Writing Process

Researchers' first attempts to understand what is now called the writing process began in the early 1970s. Now a key concept in the teaching of writing and in the research of composition studies, "process" scholars were instrumental in shifting the focus of teachers' attention from students' written products to students' writing processes.

Composing process research was pioneered by scholars such as Janet Emig in The Composing Processes of Twelfth Graders (1971), Sondra Perl in "The Composing Processes of Unskilled College Writers" (1979), and Linda Flower and John R. Hayes in "A Cognitive Process Theory of Writing" (1981).

Since writing interrelates with external pressures, students benefit most from writing instruction when it provides them with a sense of how what they write can be connected to the world outside of the classroom. According to Ann E. Berthoff, the job of a teacher "is to design sequences of assignments which let our students discover what language can do, what they can do with language".

The rest of this page will focus on the writing process as a term used in teaching. In 1972, Donald M. Murray published a brief manifesto titled "Teach Writing as a Process Not Product", a phrase which became a rallying cry for many writing teachers.
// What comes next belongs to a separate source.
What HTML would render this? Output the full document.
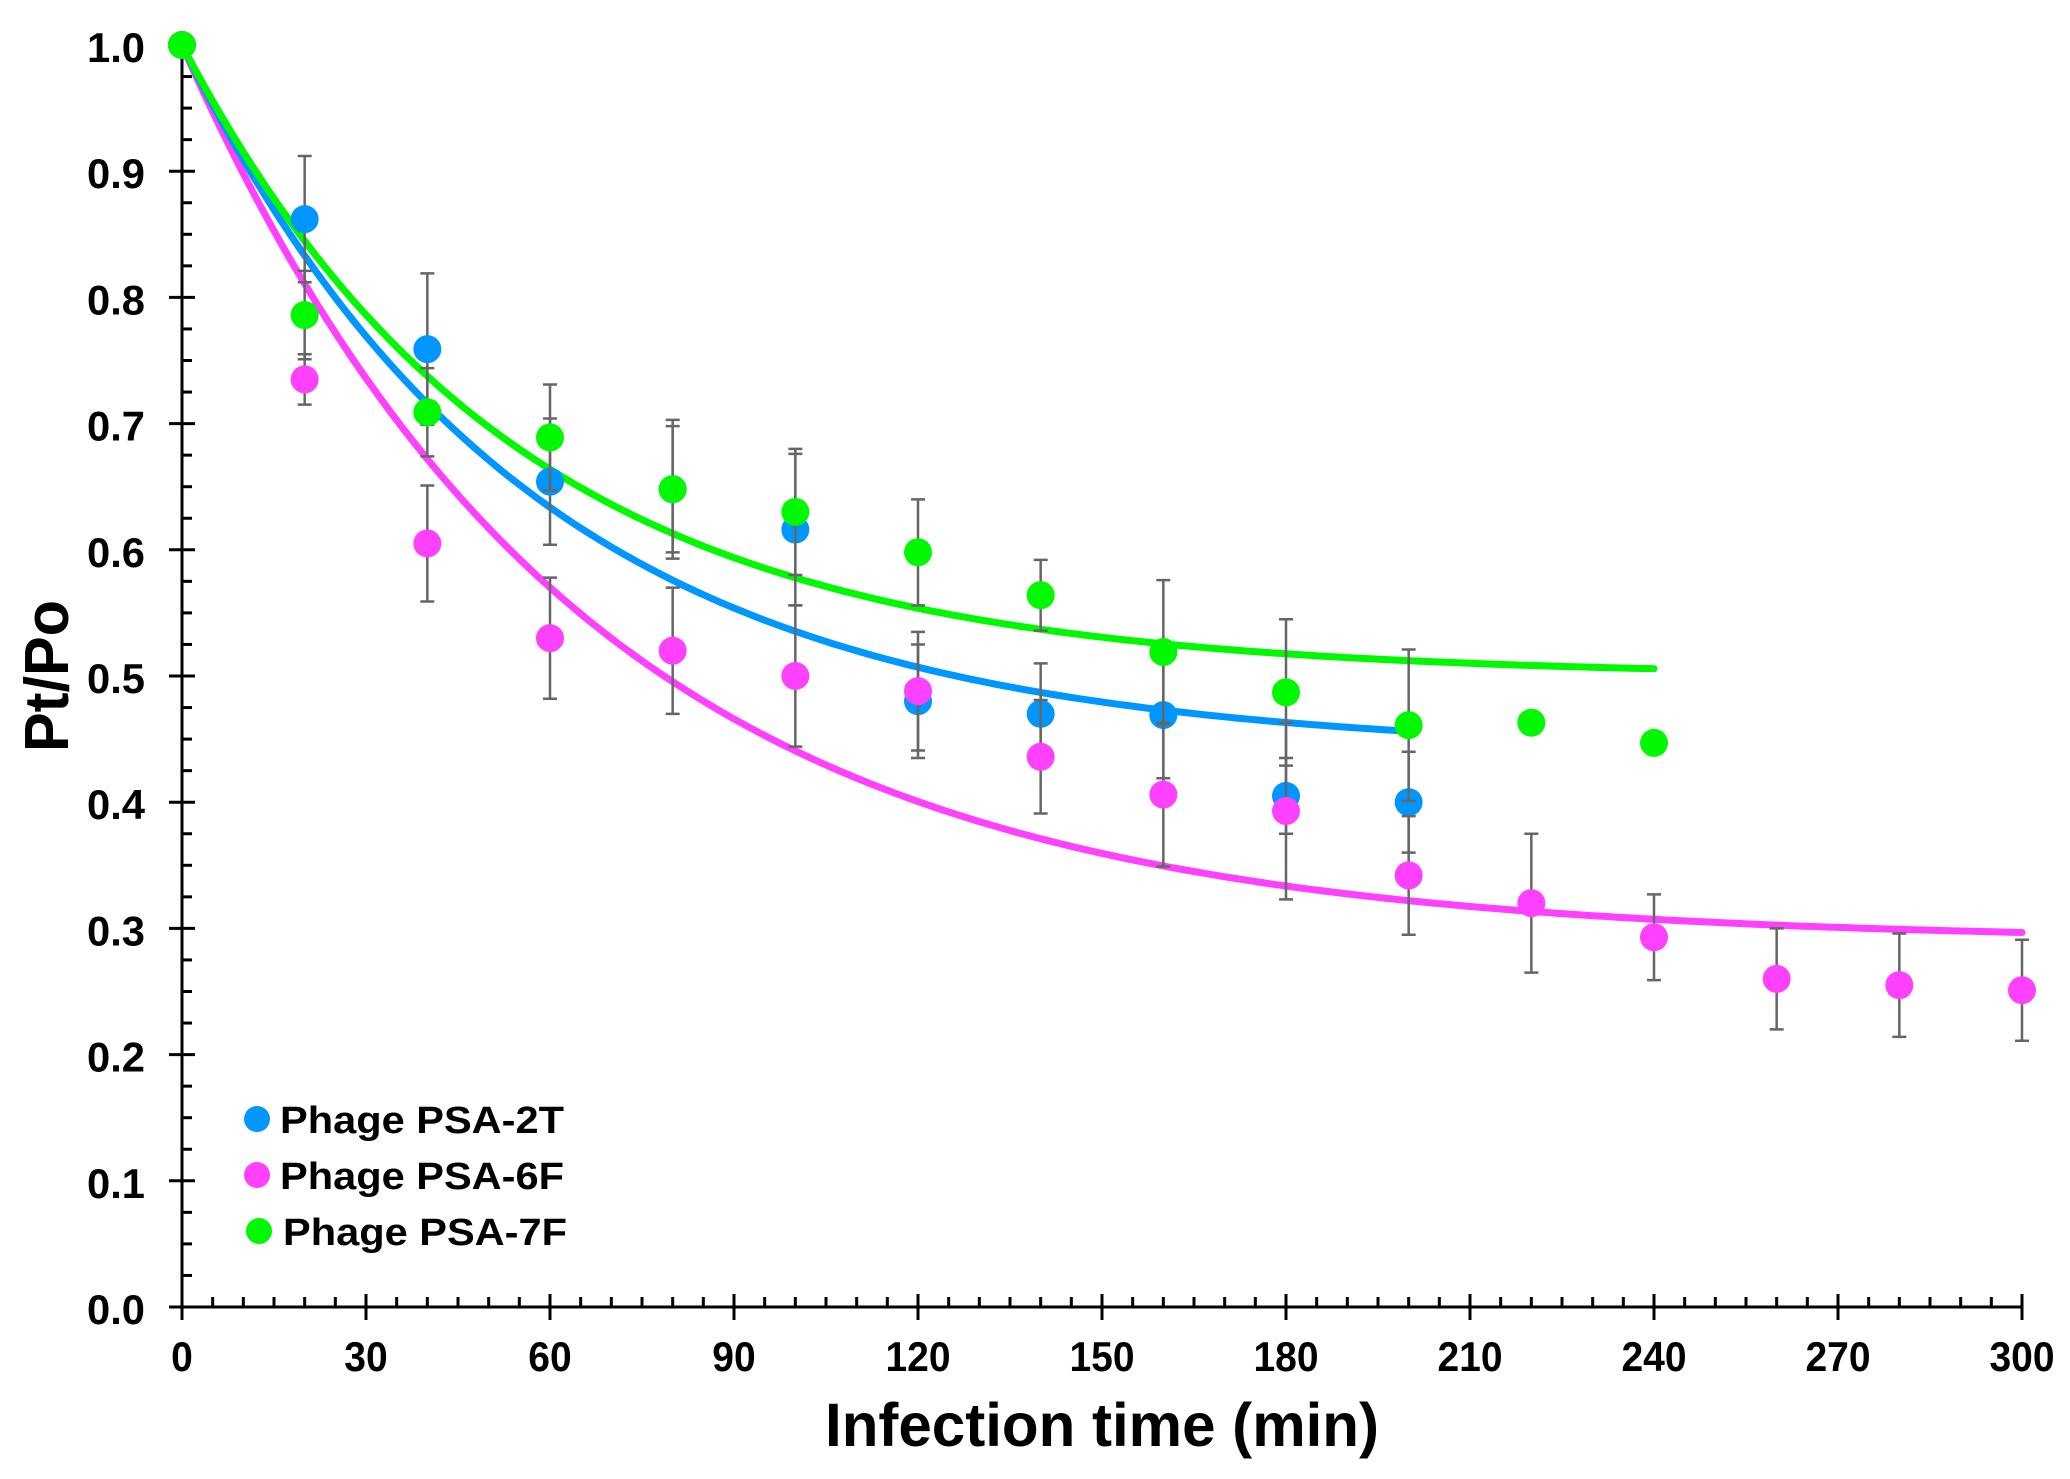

Ten years later, in 1982, Maxine Hairston argued that the teaching of writing had undergone a "paradigm shift" in moving from a focus on written products to writing processes.

For many years, it was assumed that the writing process generally operated in some variation of three to five "stages"; the configuration below is typical:

  • Prewriting
  • Drafting (See Draft document)
  • Revising (See Revision (writing))
  • Editing: proofreading
  • Publishing

What is now called "post-process" research demonstrates that it is seldom accurate to describe these "stages" as fixed steps in a straightforward process. Rather, they are more accurately conceptualized as overlapping parts of a complex whole or parts of a recursive process that are repeated multiple times throughout the writing process. Thus writers routinely discover that, for instance, editorial changes trigger brainstorming and a change of purpose; that drafting is temporarily interrupted to correct a misspelling; or that the boundary between prewriting and drafting is less than obvious.